Calculus is one of those courses, necessary or not, that is used to "wash out" those unfit for advanced study. That is understandable. However, the calculus requirement is also useful as preparation for study in mathematical modeling.
Math modeling is the use of formulary to model, on paper or in a computer, how a system can be expected to work. If the physical measurements are comprehensive and accurate and the formulary is representative of reality, the math model will provide good predictive performance.
An anecdote: In the mid-1930's, General Motors brought out the multiple unit diesel-electric locomotive. Some of the consists included "crew-less locomotives". These "crew-less locomotives" allowed very long freight trains to be assembled with a crew of just two men: an engineer and a fireman. Soon 100, then 150 ... 200 ... 250 car trains appeared. Railroad executives rejoiced as labor costs fell. One railroad even tried to run a 480 car train but control problems and coupler strength doomed that experiment. Finally, in the early 1990's The Wall Street Journal reported that the Santa Fe Railroad was reducing train length. Someone had noticed that the system through-put of freight did not continue to rise with the increasing length of trains. Through-put, a measure of productivity, was falling. Examination revealed that the tie-up of classification facilities (read: "freight yards") and time required to make up trains was excessive.
Keep in mind that this discovery was made 55 years after the introduction of the multiple-unit-control, crew-less locomotive. Well-entrenched practices are hard to stop.
The introduction of those advanced technology locomotives was in an era before the acceptance of operations research and math modeling. Today, we no longer labor under these constraints of ignorance.Adapting our air transport system will be a multibillion dollar affair. Tens of billions, maybe hundreds of billions are at stake.
Will public policy makers listen to the clamor of airport officials, whom have not done their homework, or will they seek counsel from the "folks in the math biz"?
This topic reeks of opportunities for PhD dissertations in logistics, transportation, management science, industrial engineering, and in economics.

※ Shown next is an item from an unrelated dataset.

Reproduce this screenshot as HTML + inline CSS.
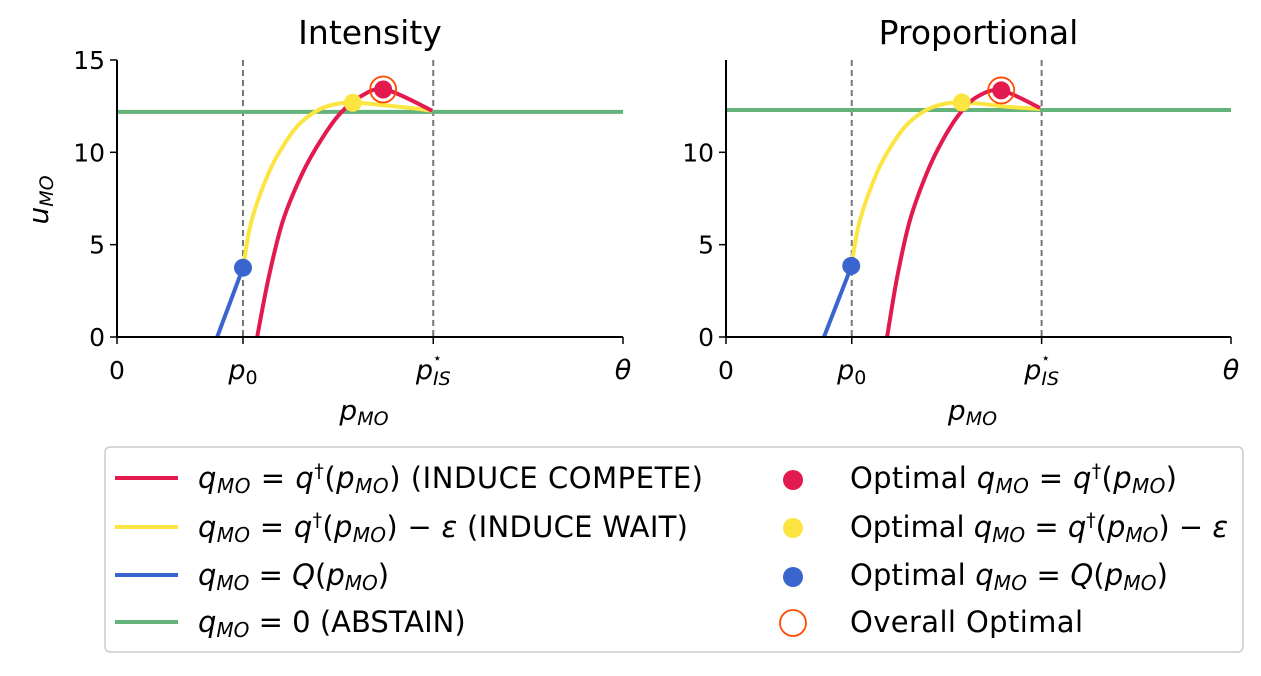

The A380 may make a successful landing, in the physical and aeronautical sense, but will it land successfully, in a public policy sense?
Grad school profs: please note. - hcl (1-29-2001)
*A disclaimer: Calculus and differential equations are widely applied by chemical engineers, electrical engineers, mechanical engineers, chemists, etc. to, mainly, advanced problems. It is also worth noting that a survey of working industrial engineers (a total of fifty engineers with a sum of over 500 person-years of job experience) found that not one of these industrial engineers had ever used calculus!